Bass, Berry & Sims attorney Chris Lazarini examined allegations brought by members of a company’s 403(b) retirement savings plan that the plan fiduciaries violated their duties by selecting and failing to replace higher-cost share classes when identical shares with lower costs were available, selecting and failing to replace the plan’s only stable value fund, and failing to diversify. The court denied the fiduciaries’ motion to dismiss, allowing the case to proceed to discovery.

Chris provided the analysis for Securities Online Litigation Alert (SOLA). The full text of the analysis is below and used with permission from the publication. If you would like to receive additional content from the SOLA, please visit the SOLA website to sign up for the newsletter.

Disselkamp vs. Norton Healthcare, Inc., No. 3:18-CV-00048 (W.D. Ky., 8/2/19)

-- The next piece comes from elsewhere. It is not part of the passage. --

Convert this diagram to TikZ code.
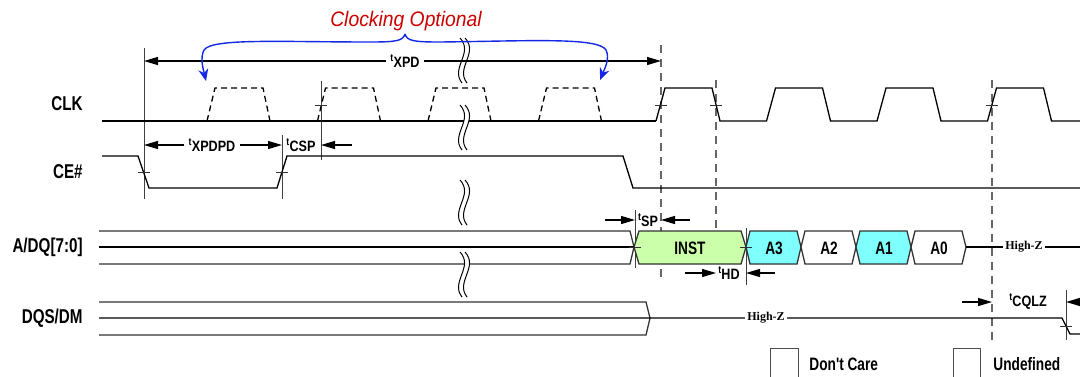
\documentclass[tikz,border=0pt]{standalone}
\usepackage{fontspec}
\usetikzlibrary{arrows.meta}
\newfontfamily\lblfont{Liberation Sans}[FakeStretch=0.76]
\newfontfamily\dimfont{Liberation Sans}[FakeStretch=0.84]
\newfontfamily\capfont{Liberation Sans}[FakeStretch=0.92]
\newfontfamily\hizfont{Liberation Serif}
\newcommand{\tpar}[1]{\textsuperscript{t}\kern-0.4pt#1}
\definecolor{instgreen}{RGB}{204,255,170}
\definecolor{addrcyan}{RGB}{128,255,255}
\definecolor{optred}{RGB}{204,0,0}
\definecolor{optblue}{RGB}{20,40,230}
\tikzset{
  sig/.style={line width=0.65pt},
  busline/.style={line width=0.65pt, draw=black!80},
  clkopt/.style={line width=0.65pt, dash pattern=on 3pt off 2pt},
  refline/.style={line width=0.5pt, draw=black!75},
  guide/.style={line width=0.65pt, draw=black!60, dash pattern=on 4pt off 3pt},
  tickmark/.style={line width=0.5pt, draw=black!80},
  dim/.style={line width=0.6pt, -{Triangle[length=7pt,width=4pt]}},
  optarc/.style={line width=0.7pt, draw=optblue, -{Stealth[length=6pt,width=5pt]}},
  signame/.style={anchor=east, inner sep=0pt, font={\fontsize{10}{12}\lblfont\bfseries}},
  dimlbl/.style={inner sep=2pt, font={\fontsize{7.5}{9}\dimfont\bfseries}},
  cell/.style={line width=0.65pt, draw=black!80},
  celltext/.style={inner sep=0pt, font={\fontsize{9}{11}\lblfont\bfseries}},
  hiz/.style={fill=white, inner sep=1pt, font={\fontsize{6}{7}\hizfont\bfseries}},
  legbox/.style={line width=0.5pt, draw=black!70},
  legtext/.style={anchor=west, inner sep=0pt, font={\fontsize{9}{11}\lblfont\bfseries}},
  brk/.pic={
    \fill[white] (-1,0) .. controls (-13,15) and (11,30) .. (-3,45) -- (2,45) .. controls (16,30) and (-8,15) .. (4,0) -- cycle;
    \draw[line width=0.5pt] (-1,0) .. controls (-13,15) and (11,30) .. (-3,45);
    \draw[line width=0.5pt] (4,0) .. controls (-8,15) and (16,30) .. (2,45);
  }
}
\begin{document}
\begin{tikzpicture}[x=0.5pt,y=0.5pt,yscale=-1,xscale=1]
\useasboundingbox (0,0) rectangle (1080,376);
\clip (0,0) rectangle (1080,376);

% Signal names
\node[signame] (clk) at (83,104) {CLK};
\node[signame] (ce) at (83,172) {CE\#};
\node[signame] (adq) at (83,247) {A/DQ[7:0]};
\node[signame] (dqs) at (83,318) {DQS/DM};

% Dashed guide lines
\draw[guide] (661,45) -- (661,282);
\draw[guide] (716,80) -- (716,232);
\draw[guide] (992,80) -- (992,342);

% Reference lines
\draw[refline] (144,48) -- (144,199);
\draw[refline] (282,135) -- (282,199);
\draw[refline] (321,81) -- (321,160);
\draw[refline] (635,210) -- (635,268);
\draw[refline] (746,228) -- (746,285);
\draw[refline] (1066,290) -- (1066,340);

% CLK: optional clock pulses
\draw[sig] (102,121) -- (656,121);
\draw[clkopt] (207,121) -- (215,88) -- (263,88) -- (270,121);
\draw[clkopt] (317.5,121) -- (325.5,88) -- (373.5,88) -- (380.5,121);
\draw[clkopt] (428,121) -- (436,88) -- (484,88) -- (491,121);
\draw[clkopt] (538.5,121) -- (546.5,88) -- (594.5,88) -- (601.5,121);
% CLK: running clock
\draw[sig] (656,121) -- (665,88) -- (712,88) -- (720,121) -- (766.5,121) -- (775.5,88) -- (822.5,88) -- (830.5,121)
  -- (877,121) -- (886,88) -- (933,88) -- (941,121) -- (987.5,121) -- (996.5,88) -- (1043.5,88) -- (1051.5,121) -- (1080,121);

% CE#
\draw[sig] (102,156) -- (138,156) -- (149,188) -- (277,188) -- (287,156) -- (623,156) -- (633,188) -- (1080,188);

% A/DQ[7:0]
\draw[busline] (99,231) -- (630,231) -- (634,247) -- (630,264) -- (99,264);
\draw[sig] (99,247) -- (634,247);
\draw[cell, fill=instgreen] (634,247) -- (639,231) -- (741,231) -- (746,247) -- (741,264) -- (639,264) -- cycle;
\draw[cell, fill=addrcyan] (746,247) -- (750,231) -- (797,231) -- (801,247) -- (797,264) -- (750,264) -- cycle;
\draw[cell, fill=white] (801,247) -- (805,231) -- (852,231) -- (856,247) -- (852,264) -- (805,264) -- cycle;
\draw[cell, fill=addrcyan] (856,247) -- (860,231) -- (907,231) -- (911,247) -- (907,264) -- (860,264) -- cycle;
\draw[cell, fill=white] (911,247) -- (915,231) -- (962,231) -- (966,247) -- (962,264) -- (915,264) -- cycle;
\node[celltext] (inst) at (690,248) {INST};
\node[celltext] (a3) at (774,248) {A3};
\node[celltext] (a2) at (829,248) {A2};
\node[celltext] (a1) at (884,248) {A1};
\node[celltext] (a0) at (939,248) {A0};
\draw[sig] (966,247) -- (1080,247);
\node[hiz] (hizA) at (1024,247) {High-Z};

% DQS/DM
\draw[busline] (99,302) -- (646,302) -- (650,318) -- (646,335) -- (99,335);
\draw[sig] (99,318) -- (1062,318) -- (1070,334) -- (1080,334);
\node[hiz] (hizB) at (766,318) {High-Z};

% Edge ticks
\draw[tickmark] (655,105) -- (667,105);
\draw[tickmark] (710,105) -- (722,105);
\draw[tickmark] (986,105) -- (998,105);
\draw[tickmark] (315,105) -- (327,105);
\draw[tickmark] (138,172) -- (150,172);
\draw[tickmark] (276,172) -- (288,172);
\draw[tickmark] (629,247) -- (641,247);
\draw[tickmark] (740,247) -- (752,247);
\draw[tickmark] (1060,326) -- (1072,326);

% Time breaks
\pic at (463,83) {brk};
\pic at (463,150) {brk};
\pic at (463,225) {brk};
\pic at (463,297) {brk};

% tXPD
\node[dimlbl] (tXPD) at (405,61) {\tpar{XPD}};
\coordinate (xpdL) at (144,61);
\coordinate (xpdR) at (661,61);
\draw[dim] (tXPD.west) -- (xpdL);
\draw[dim] (tXPD.east) -- (xpdR);

% tXPDPD
\node[dimlbl] (tXPDPD) at (212,145) {\tpar{XPDPD}};
\coordinate (xpdpdL) at (144,145);
\coordinate (xpdpdR) at (282,145);
\draw[dim] (tXPDPD.west) -- (xpdpdL);
\draw[dim] (tXPDPD.east) -- (xpdpdR);

% tCSP
\node[dimlbl] (tCSP) at (301,145) {\tpar{CSP}};
\coordinate (cspR) at (352,145);
\coordinate (cspE) at (321,145);
\draw[dim] (cspR) -- (cspE);

% tSP
\node[dimlbl] (tSP) at (648,220) {\tpar{SP}};
\coordinate (spA) at (605,220);
\coordinate (spB) at (635,220);
\coordinate (spC) at (690,220);
\coordinate (spD) at (661,220);
\draw[dim] (spA) -- (spB);
\draw[dim] (spC) -- (spD);

% tHD
\node[dimlbl] (tHD) at (729,273) {\tpar{HD}};
\coordinate (hdA) at (685,273);
\coordinate (hdB) at (716,273);
\coordinate (hdC) at (775,273);
\coordinate (hdD) at (746,273);
\draw[dim] (hdA) -- (hdB);
\draw[dim] (hdC) -- (hdD);

% tCQLZ
\node[dimlbl] (tCQLZ) at (1028,302) {\tpar{CQLZ}};
\coordinate (cqA) at (962,302);
\coordinate (cqB) at (992,302);
\coordinate (cqC) at (1090,302);
\coordinate (cqD) at (1066,302);
\draw[dim] (cqA) -- (cqB);
\draw[dim] (cqC) -- (cqD);

% Clocking optional
\node[text=optred, inner sep=0pt, font={\fontsize{10.5}{12}\capfont\itshape}] (optcap) at (406,21) {Clocking Optional};
\draw[optarc] (405,34) .. controls (407,41) and (414,42) .. (440,42) .. controls (530,41) and (598,37) .. (606,50) .. controls (610,58) and (605,68) .. (600,80);
\draw[optarc] (405,34) .. controls (403,41) and (396,42) .. (370,42) .. controls (280,42) and (212,38) .. (204,50) .. controls (200,58) and (203,68) .. (206,81);

% Legend
\draw[legbox] (770,348) rectangle (798,382);
\node[legtext] (dontcare) at (809,364) {Don't Care};
\draw[legbox] (953,348) rectangle (980,382);
\node[legtext] (undef) at (993,364) {Undefined};
\end{tikzpicture}
\end{document}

An ERISA fiduciary must discharge his responsibility with the care, skill, prudence, and diligence that a prudent person acting in a like capacity and familiar with such matters would use.

Plaintiffs, participants in Norton’s 403(b) Retirement Savings Plan (the “Plan”), sued Norton, members of its Board of Directors (“Individual Defendants”), and others, under ERISA. The Amended Complaint alleged, among other things, defendants violated their fiduciary duties by selecting and failing to replace higher-cost share classes when identical shares with lower costs were available, selecting and failing to replace the Principal Fixed Income Option as the Plan’s only stable value fund, and failing to diversify because the Principal product was the only fixed income product offered. The Individual Defendants moved to dismiss.

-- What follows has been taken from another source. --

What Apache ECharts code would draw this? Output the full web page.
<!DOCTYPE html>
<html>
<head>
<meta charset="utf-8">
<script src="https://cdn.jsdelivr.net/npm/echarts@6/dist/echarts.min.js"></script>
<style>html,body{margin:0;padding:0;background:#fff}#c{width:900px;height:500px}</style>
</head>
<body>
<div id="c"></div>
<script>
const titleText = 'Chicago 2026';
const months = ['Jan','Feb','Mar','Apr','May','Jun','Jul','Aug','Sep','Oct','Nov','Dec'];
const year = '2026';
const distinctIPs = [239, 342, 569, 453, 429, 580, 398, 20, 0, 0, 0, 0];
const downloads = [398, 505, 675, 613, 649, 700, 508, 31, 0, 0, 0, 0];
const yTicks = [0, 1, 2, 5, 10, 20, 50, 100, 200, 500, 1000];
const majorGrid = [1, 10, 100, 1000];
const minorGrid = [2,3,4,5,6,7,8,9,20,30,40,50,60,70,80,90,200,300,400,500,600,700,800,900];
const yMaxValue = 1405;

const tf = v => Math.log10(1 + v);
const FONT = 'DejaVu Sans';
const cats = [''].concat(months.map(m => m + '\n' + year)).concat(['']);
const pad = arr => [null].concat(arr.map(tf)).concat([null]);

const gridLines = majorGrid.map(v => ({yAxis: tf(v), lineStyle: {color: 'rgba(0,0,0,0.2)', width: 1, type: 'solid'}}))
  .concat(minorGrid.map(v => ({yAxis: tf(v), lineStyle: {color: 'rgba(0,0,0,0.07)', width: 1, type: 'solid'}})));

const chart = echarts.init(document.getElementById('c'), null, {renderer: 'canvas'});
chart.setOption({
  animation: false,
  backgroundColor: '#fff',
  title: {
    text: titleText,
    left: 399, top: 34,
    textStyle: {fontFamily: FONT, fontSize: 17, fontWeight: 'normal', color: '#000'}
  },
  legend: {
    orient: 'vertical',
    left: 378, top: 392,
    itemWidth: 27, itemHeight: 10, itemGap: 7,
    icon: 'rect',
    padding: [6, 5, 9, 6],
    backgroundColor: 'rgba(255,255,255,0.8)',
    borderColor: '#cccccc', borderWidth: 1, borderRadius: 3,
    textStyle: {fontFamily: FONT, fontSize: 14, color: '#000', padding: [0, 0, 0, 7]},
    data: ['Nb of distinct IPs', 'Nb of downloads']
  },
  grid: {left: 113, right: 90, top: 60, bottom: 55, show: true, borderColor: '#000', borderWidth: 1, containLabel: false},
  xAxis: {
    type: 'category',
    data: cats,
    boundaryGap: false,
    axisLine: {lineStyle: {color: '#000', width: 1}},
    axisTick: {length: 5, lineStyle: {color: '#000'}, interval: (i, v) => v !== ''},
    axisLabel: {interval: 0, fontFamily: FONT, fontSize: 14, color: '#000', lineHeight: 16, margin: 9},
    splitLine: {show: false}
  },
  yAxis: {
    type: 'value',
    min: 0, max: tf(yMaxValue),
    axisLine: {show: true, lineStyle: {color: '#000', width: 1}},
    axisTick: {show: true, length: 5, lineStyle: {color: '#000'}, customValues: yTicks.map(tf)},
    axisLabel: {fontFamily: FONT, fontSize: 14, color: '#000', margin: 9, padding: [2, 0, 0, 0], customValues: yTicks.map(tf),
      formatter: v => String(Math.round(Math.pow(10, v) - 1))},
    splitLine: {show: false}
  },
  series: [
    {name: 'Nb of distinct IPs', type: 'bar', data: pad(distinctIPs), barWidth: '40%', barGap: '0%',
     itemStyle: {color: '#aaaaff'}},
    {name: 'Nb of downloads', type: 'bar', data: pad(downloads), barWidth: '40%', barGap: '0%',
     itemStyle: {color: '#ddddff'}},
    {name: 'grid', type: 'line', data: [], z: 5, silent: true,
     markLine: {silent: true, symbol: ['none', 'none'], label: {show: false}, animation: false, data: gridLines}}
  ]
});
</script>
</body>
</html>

Plaintiffs supported their share class selection claims by comparing the expense ratios of multiple retail funds in the Plan with their lower-cost institutional counterparts, concluding the defendants subjected participants to over $2 million in excess costs. The Individual Defendants argued the examples existed only with 20/20 hindsight and noted the absence of allegations about specific flaws in their methodology for reviewing Plan products. The Court finds it must accept Plaintiffs’ allegations as true and determines to allow Plaintiffs to proceed to discovery, while noting it is not ruling whether the Individual Defendants prudently investigated the higher-cost share classes before placing them in the Plan. The Court similarly accepted as true Plaintiffs’ allegations comparing factors about the Principal Fixed Income Option with those of other comparable products in allowing Plaintiffs to proceed to discovery while not ruling on the ultimate issue whether the Individual Defendants prudently selected and monitored the Principal product.

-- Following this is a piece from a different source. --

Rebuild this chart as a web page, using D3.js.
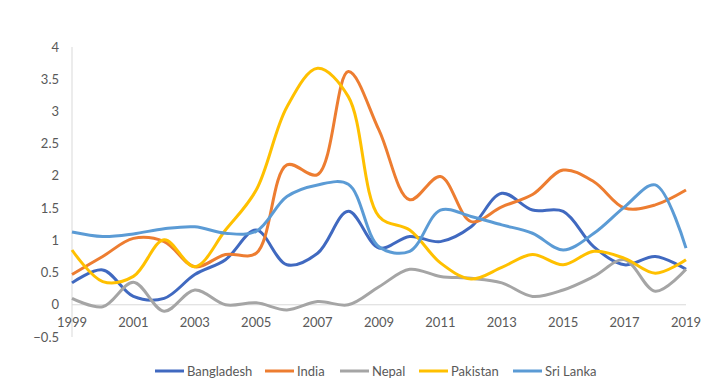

On failure to diversify, Plaintiffs argued no prudent fiduciary could have analyzed the range of short-term fixed income products available to a comparable plan and selected only the Principal product. The Individual Defendants argued Plaintiffs’ focus was misplaced because they were alleging the Principal product was not diversified, while the Plan was diversified. Again, the Court sides with Plaintiffs, finding the allegations regarding the propriety of having one fixed income option raises questions of fact and law sufficient to overcome the motion to dismiss.